EXERCISE TASK | Reproduce the lines from the one bearing "Clone this chart in Plotly." through the one bearing "import plotly.graph_objects as go", inclusive. Copy them exactly; include no other line.

RAW DATA |
◇ ◇ ◇ ◇

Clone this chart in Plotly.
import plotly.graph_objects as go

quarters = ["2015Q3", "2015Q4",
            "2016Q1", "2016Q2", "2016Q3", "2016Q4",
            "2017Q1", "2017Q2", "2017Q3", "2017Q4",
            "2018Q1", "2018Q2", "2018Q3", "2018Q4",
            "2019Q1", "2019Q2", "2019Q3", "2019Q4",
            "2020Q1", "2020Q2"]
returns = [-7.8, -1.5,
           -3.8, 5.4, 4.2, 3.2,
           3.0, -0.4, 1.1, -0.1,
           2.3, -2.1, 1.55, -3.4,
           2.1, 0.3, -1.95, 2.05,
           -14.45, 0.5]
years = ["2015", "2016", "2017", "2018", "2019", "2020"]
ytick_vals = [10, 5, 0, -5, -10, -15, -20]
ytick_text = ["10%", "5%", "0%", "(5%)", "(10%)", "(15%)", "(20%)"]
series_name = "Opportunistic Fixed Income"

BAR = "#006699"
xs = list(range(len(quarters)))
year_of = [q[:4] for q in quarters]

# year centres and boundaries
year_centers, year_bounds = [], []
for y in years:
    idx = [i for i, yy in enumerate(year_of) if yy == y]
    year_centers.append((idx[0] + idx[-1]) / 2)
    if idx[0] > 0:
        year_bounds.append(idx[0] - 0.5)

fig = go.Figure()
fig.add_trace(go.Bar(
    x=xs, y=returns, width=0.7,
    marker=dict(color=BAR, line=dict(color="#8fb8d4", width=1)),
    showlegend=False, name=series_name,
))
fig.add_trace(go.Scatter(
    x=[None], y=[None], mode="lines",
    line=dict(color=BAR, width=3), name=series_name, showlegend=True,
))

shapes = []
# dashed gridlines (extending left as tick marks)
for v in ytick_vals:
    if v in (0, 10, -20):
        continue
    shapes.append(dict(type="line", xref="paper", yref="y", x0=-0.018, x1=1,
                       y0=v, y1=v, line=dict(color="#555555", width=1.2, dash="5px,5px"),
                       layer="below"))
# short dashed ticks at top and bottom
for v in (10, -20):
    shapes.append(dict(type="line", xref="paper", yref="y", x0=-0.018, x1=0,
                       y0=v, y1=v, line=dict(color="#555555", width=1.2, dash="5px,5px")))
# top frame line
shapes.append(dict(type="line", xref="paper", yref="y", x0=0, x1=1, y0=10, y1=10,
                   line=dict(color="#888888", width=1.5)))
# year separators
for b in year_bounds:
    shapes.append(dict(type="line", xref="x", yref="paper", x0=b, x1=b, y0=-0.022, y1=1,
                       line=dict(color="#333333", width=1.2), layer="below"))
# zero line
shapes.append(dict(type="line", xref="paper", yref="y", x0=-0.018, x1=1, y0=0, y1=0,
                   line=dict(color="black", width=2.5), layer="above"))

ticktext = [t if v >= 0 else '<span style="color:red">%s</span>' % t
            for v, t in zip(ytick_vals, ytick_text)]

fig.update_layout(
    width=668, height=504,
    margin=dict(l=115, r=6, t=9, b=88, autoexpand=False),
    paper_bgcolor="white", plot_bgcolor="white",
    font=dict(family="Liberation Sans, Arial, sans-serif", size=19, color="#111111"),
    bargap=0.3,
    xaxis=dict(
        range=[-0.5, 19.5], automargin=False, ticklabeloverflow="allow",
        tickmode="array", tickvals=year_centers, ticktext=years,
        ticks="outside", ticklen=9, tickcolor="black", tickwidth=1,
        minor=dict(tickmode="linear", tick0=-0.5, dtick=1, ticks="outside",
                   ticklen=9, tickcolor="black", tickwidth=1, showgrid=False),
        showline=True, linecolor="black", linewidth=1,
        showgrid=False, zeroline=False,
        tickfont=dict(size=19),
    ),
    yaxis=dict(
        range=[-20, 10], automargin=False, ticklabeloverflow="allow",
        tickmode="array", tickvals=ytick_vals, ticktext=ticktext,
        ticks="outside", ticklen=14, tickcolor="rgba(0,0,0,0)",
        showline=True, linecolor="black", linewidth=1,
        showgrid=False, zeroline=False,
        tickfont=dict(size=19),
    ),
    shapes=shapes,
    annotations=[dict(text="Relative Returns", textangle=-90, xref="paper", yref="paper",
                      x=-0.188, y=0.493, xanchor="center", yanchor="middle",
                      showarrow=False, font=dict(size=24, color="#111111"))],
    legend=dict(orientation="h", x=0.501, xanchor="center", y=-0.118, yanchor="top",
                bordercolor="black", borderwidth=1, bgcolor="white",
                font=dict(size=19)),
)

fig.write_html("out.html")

◇ ◇ ◇ ◇

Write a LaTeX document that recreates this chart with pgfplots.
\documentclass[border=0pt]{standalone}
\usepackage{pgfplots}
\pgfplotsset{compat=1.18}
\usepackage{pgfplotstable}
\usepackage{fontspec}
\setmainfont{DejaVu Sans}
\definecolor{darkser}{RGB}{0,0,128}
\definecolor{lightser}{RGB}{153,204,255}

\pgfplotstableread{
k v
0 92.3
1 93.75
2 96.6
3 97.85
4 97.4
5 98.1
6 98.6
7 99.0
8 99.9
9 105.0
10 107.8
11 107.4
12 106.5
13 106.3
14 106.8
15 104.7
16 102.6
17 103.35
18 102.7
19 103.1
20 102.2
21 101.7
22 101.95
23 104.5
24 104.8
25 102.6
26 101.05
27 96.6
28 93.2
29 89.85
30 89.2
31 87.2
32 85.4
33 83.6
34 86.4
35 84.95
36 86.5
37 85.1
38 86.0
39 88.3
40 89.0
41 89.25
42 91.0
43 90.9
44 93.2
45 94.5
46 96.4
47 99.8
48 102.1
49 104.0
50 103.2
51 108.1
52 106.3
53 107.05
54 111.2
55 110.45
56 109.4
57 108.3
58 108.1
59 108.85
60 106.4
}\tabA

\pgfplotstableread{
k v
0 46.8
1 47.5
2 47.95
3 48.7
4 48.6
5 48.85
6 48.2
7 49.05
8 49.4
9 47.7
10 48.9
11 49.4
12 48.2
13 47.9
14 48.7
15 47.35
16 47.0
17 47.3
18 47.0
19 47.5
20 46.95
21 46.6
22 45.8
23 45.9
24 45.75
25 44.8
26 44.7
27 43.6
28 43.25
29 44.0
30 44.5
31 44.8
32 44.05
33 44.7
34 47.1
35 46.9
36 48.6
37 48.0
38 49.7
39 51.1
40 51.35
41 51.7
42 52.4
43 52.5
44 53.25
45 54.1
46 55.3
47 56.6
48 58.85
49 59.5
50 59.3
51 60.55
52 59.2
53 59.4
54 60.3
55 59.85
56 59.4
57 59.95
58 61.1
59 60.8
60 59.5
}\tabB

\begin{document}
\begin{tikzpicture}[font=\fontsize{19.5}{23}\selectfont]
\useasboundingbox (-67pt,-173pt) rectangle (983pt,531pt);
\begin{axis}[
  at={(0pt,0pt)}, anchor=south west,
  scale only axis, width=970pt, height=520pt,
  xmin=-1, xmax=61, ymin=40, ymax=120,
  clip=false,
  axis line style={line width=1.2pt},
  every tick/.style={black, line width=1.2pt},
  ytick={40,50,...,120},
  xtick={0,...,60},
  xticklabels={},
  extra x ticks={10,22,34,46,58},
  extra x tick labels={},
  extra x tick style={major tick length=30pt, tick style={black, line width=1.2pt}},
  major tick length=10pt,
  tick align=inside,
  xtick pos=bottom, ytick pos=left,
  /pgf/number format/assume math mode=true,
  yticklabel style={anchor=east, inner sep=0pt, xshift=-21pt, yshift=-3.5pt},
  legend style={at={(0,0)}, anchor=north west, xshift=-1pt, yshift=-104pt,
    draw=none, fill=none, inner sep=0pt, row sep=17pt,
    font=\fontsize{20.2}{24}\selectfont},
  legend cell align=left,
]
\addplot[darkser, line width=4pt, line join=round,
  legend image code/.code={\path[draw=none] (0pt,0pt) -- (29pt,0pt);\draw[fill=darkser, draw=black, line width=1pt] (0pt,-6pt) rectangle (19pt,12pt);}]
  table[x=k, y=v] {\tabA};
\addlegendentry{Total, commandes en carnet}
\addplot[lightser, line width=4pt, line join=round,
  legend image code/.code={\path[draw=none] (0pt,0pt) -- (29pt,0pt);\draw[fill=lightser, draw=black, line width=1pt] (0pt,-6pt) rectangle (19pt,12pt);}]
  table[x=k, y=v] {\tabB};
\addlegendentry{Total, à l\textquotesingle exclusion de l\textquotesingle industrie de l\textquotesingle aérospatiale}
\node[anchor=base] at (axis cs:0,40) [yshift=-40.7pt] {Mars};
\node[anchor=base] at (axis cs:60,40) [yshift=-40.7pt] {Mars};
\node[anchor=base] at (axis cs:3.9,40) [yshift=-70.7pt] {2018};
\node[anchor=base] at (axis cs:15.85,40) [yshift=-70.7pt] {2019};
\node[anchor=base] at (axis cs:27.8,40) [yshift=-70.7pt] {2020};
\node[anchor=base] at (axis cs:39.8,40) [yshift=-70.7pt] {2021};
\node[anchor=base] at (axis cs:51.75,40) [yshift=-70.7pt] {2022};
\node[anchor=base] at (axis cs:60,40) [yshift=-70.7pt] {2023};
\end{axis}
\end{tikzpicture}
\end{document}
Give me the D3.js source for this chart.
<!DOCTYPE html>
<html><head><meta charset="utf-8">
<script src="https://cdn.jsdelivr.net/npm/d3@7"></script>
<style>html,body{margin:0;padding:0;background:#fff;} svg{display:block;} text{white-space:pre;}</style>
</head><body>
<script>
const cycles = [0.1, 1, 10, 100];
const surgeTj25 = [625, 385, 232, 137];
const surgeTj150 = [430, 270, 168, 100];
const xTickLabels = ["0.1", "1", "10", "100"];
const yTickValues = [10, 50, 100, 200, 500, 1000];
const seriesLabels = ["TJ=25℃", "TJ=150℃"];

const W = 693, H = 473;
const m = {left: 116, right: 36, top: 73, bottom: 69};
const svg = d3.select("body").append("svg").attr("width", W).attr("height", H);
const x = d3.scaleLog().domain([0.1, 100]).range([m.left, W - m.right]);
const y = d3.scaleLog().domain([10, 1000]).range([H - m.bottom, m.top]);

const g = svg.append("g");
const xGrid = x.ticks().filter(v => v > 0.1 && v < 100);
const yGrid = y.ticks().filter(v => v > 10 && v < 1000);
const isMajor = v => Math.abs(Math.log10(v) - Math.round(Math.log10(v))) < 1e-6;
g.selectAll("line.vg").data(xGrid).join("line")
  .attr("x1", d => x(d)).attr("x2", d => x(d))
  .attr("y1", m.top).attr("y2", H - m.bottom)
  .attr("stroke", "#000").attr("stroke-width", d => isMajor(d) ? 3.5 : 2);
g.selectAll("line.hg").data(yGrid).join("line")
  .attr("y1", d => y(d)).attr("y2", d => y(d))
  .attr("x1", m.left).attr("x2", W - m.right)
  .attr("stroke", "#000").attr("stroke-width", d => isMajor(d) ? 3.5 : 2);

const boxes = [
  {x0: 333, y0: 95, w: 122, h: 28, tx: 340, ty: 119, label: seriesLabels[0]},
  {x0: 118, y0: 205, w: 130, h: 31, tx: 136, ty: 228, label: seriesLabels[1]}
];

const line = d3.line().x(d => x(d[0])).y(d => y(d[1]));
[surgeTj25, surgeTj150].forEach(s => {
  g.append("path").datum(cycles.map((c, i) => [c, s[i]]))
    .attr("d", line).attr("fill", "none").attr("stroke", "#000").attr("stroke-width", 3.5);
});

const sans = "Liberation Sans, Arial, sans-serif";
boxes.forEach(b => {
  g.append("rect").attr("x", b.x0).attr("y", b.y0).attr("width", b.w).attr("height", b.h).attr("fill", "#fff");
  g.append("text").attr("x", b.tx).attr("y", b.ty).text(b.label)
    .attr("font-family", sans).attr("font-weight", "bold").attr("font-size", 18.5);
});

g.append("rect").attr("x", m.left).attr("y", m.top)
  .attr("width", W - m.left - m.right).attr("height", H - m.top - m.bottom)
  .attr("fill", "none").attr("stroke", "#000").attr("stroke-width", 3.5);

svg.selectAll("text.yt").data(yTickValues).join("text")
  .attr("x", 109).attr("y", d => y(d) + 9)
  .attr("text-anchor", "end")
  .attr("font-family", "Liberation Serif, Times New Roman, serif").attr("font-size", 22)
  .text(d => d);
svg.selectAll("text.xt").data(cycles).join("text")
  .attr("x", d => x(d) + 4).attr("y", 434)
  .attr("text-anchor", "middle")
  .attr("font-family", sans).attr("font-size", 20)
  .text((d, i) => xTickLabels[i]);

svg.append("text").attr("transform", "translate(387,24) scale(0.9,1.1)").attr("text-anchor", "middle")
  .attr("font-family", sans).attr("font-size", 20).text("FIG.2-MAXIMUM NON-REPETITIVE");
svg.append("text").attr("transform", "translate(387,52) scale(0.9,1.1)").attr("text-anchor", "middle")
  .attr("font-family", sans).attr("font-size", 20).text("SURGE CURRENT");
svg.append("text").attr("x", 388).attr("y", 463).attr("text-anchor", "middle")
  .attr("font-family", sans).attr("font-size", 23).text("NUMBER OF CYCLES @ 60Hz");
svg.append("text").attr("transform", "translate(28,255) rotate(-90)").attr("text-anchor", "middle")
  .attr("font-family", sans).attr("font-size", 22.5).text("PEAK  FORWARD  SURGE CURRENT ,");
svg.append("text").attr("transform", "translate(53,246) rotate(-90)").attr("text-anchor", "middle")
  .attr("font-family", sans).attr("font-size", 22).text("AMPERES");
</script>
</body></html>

◇ ◇ ◇ ◇

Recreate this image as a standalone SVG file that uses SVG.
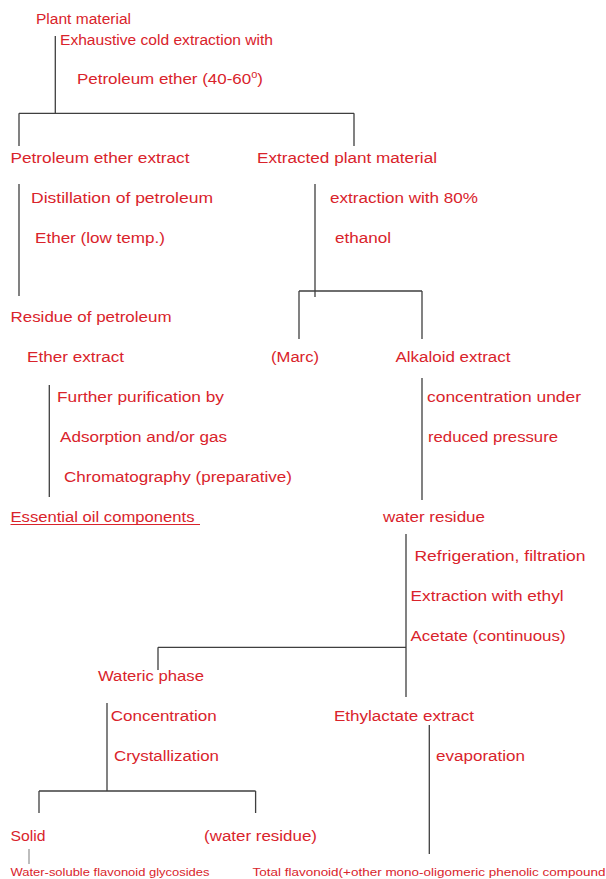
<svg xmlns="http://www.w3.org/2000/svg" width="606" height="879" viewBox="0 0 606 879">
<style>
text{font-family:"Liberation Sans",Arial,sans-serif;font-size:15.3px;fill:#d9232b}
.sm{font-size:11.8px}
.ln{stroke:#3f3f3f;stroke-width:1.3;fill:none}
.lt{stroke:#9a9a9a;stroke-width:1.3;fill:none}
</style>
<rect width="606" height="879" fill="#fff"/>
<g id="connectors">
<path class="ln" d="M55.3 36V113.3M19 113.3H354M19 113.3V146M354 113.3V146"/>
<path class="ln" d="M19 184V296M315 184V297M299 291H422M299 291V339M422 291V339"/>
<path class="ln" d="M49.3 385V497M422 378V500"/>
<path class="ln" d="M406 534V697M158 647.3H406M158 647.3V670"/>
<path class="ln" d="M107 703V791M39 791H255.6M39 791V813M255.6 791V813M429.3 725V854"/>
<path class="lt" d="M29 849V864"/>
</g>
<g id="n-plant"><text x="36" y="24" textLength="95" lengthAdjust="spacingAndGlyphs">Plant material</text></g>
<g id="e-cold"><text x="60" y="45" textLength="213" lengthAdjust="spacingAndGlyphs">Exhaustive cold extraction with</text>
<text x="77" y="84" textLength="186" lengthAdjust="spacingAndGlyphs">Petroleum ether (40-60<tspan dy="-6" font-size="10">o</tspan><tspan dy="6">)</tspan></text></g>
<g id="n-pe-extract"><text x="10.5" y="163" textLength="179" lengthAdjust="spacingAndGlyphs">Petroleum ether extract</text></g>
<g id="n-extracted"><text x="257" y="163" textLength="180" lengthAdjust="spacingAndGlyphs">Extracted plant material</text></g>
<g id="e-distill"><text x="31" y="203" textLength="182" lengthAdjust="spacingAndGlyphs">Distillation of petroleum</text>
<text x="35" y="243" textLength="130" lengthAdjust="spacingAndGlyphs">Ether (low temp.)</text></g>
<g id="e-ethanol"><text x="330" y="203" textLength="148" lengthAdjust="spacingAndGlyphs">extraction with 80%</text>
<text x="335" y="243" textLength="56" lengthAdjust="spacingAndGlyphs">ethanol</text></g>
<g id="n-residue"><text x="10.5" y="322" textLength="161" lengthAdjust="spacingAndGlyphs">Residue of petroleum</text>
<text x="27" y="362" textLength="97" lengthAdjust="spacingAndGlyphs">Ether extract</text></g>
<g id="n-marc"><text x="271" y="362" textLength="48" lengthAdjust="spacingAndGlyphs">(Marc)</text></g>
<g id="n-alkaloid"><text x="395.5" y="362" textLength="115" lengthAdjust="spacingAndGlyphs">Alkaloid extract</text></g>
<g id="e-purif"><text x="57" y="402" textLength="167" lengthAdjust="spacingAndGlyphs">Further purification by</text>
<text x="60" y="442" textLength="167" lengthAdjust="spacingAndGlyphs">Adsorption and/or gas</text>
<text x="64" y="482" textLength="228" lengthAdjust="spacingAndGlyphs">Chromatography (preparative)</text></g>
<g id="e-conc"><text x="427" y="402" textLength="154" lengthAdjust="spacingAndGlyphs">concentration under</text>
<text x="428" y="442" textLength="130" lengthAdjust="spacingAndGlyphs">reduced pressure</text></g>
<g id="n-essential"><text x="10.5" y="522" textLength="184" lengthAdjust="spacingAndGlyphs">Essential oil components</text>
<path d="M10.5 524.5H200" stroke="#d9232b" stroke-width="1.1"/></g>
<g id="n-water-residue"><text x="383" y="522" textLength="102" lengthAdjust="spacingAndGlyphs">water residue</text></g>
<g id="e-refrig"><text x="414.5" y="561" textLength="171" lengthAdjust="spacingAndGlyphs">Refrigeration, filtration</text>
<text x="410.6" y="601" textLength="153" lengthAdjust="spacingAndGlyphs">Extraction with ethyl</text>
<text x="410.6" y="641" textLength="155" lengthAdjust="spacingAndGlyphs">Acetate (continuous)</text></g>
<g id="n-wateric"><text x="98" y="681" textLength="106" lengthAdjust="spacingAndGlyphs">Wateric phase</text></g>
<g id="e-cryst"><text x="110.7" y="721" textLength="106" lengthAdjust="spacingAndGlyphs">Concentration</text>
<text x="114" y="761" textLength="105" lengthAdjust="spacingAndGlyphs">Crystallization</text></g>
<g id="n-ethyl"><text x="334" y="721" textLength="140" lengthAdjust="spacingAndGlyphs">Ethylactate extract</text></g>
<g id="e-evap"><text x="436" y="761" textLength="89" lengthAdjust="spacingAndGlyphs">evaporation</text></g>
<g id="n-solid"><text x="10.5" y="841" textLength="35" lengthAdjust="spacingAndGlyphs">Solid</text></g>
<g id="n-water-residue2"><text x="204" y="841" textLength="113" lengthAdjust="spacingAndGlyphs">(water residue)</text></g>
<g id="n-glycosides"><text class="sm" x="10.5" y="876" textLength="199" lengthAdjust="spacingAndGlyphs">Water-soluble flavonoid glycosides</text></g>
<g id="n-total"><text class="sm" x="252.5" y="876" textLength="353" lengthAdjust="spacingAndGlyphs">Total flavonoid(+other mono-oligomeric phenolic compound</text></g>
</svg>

◇ ◇ ◇ ◇

ANSWER TO THIS PROBLEM |
Clone this chart in Plotly.
import plotly.graph_objects as go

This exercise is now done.